Quietly she said, “Pete, look … that kid …”
“Slow down.”
“Look, Pete. I practically raised that kid. I’m about thirteen years older than she is. I taught school once, back there, in a hick town in Montana. She was a pet of mine, my favorite. Since she was nine. An orphan. Lived out at my house …” Her voice went away.
“What about her?” I said.
“When I went East, we corresponded. Then she came on to New York. Grown and beautiful. And wild. Wonderfully wild. I couldn’t hold her. She was born for this town. Somewhere she met that Little Guy, and she stacked against the easy money, but small-town respectability was a part of her. No matter you’re a kept woman with a duplex so large it scares you; you’re not a whore if you work for a living. So she worked in that dance hall. Regularly and consistently. We went our separate ways for a while. Then she got in touch with me and offered me the lower half of that apartment. Lonesome. I wanted an apartment, and you know what it’s like trying to get an apartment. She wouldn’t take a dime from me. She couldn’t, she said, she wasn’t paying for it. I knew all about that kid. Everything.”
I gave her a cigarette. I gave myself a cigarette.
Suddenly she said, “You sure? Pete …”
“Take it easy, Madeline, I’m sure. Something else. The bag wasn’t there.”
She wasn’t interested.
She smoked nervously.
Brandy gave new background to her rouge.
“You’ve got to tell me about that bag,” I said. “I think she was killed because of the bag.”
“All right. I’m not violating any confidence now. Mona asked me to retain you to find th
e bag. She gave me the money. And she wanted you, specifically. She had heard about you, she said. She didn’t want her name mentioned, under any circumstances.”
For a moment it made sense. Then it was crazy. Mona
Crawford was the Little Guy’s girl friend. So he gets her to get Madeline to hire me to look for it. That would make sense. But it was crazy: because at that time the Little Guy didn’t have to hire anybody to look for it. He had it. Then I remembered. There was a middle guy. Somebody else had had that bag. For a very short time. In between possession by Viggy and possession by the Little Guy, there had been possession by another, principal or emissary — transient as a floating crap game, but possession — until a soft conk on the head had helped him relinquish it.
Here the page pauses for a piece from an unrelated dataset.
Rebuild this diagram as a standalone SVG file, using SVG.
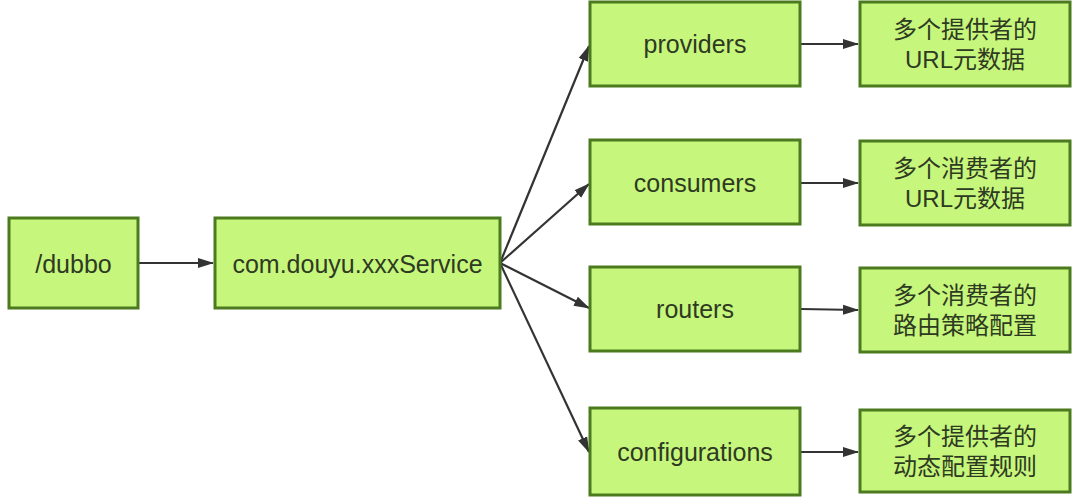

Then something clicked inside of me.
Stingily and tinily.
But suffocatingly.
I let it wait. I said, “What happened after I brought you the bag?”
“I called Mona and I told her. She came home. I repeated your grisly story and I told her we were to wait for your friend. I was frightened. For her. I asked her about it. She wouldn’t tell me. She was upset. Then Olafson called me with this thing. I left it with Mona. She promised to wait for you. She was very much interested. I didn’t worry. Wild, yes. But ruggedly honorable, when it was important.”
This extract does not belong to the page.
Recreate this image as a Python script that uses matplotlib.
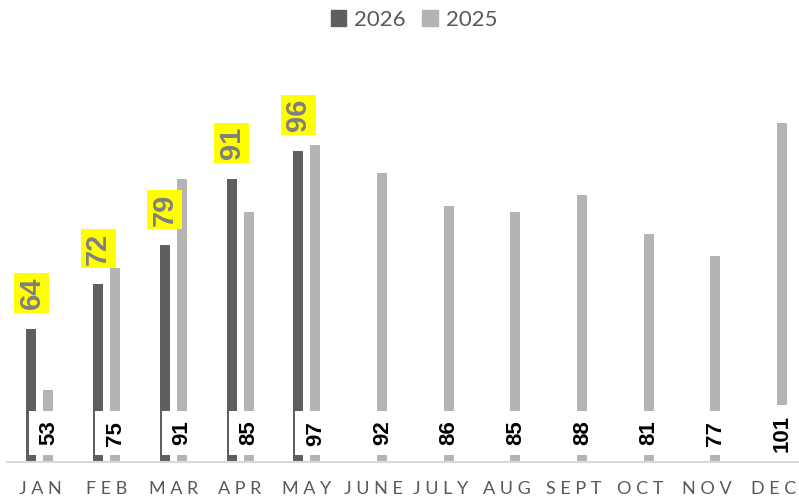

She closed her eyes. She drooped like a drunk’s cigarette.
It clicked again. Urgently.
I’ve got a sweetheart and a boy friend. Now, I’ve got you. Too.
Very slowly I said, “Look, that thing. ‘To Mad, with love’ on your cabinet. You didn’t know the guy after all?”
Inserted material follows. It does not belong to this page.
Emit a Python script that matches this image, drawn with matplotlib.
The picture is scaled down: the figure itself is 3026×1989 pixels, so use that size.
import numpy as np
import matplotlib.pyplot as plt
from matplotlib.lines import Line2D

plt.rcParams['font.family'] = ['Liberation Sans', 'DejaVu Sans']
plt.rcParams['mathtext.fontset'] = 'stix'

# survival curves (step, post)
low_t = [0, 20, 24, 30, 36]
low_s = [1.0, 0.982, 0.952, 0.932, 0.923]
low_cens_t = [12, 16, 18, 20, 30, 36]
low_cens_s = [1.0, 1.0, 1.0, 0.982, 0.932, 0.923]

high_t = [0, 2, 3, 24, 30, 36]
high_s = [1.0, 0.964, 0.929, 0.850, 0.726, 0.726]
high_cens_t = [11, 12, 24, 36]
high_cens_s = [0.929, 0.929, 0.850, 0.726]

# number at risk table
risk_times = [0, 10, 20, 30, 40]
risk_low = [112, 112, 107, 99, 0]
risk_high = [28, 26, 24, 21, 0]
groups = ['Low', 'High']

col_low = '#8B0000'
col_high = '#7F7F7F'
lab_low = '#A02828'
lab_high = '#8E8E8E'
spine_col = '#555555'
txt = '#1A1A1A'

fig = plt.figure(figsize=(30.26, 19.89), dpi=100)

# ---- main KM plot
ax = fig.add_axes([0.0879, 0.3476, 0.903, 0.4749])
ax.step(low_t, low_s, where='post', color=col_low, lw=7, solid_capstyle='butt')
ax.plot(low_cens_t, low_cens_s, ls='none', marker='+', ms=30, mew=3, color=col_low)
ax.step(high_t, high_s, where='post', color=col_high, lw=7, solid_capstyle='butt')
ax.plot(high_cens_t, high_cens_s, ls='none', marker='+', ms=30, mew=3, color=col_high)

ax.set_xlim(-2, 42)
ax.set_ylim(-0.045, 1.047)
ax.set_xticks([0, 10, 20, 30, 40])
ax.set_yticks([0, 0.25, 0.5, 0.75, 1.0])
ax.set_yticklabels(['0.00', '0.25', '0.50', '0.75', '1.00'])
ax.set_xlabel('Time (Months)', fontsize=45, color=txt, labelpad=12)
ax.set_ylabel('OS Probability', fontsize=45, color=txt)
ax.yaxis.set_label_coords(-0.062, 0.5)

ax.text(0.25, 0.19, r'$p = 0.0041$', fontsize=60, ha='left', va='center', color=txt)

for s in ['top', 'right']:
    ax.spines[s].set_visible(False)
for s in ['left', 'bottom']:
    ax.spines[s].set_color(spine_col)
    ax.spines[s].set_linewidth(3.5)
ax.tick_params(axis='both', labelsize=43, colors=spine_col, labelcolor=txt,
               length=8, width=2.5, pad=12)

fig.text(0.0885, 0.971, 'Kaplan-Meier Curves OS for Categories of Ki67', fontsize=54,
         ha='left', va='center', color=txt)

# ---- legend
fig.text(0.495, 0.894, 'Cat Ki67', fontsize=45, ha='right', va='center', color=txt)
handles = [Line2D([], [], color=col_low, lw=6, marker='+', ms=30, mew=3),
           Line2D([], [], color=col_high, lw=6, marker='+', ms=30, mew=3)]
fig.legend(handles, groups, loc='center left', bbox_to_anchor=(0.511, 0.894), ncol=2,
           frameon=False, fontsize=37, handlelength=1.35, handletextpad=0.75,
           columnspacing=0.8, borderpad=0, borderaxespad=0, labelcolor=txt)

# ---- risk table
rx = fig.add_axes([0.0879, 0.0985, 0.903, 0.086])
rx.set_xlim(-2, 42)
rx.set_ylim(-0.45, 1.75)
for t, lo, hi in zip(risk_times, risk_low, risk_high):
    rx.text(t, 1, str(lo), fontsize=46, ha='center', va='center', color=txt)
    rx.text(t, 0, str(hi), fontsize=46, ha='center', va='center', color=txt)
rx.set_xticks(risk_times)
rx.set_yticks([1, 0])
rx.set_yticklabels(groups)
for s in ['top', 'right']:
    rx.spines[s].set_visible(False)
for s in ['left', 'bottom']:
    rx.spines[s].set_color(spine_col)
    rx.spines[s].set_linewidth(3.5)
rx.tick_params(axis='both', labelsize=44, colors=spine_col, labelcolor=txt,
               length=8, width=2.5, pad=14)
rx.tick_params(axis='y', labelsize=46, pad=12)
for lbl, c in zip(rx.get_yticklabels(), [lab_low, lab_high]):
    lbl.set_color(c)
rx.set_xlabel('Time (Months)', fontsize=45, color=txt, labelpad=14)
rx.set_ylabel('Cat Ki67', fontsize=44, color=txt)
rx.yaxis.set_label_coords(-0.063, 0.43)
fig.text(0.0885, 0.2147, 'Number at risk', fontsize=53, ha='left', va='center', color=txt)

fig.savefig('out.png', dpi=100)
She didn’t open her eyes. She didn’t answer.
“You did that for your protégé. Probably one of the reasons she wanted you to live there. Sort of decoy in case of trouble. If the Little Guy ever walked in on them, upstairs; well, he’s Madeline’s boy friend, not mine. Just kind of keeping him company up here, and if you don’t believe it come on downstairs, and ask Madeline. If she’s there. Look at the photo down there — 'To Mad, with love.’ Be yourself. Right girl, wrong guy.”
I said, “Well?” and I slithered my toes around in my sweating socks.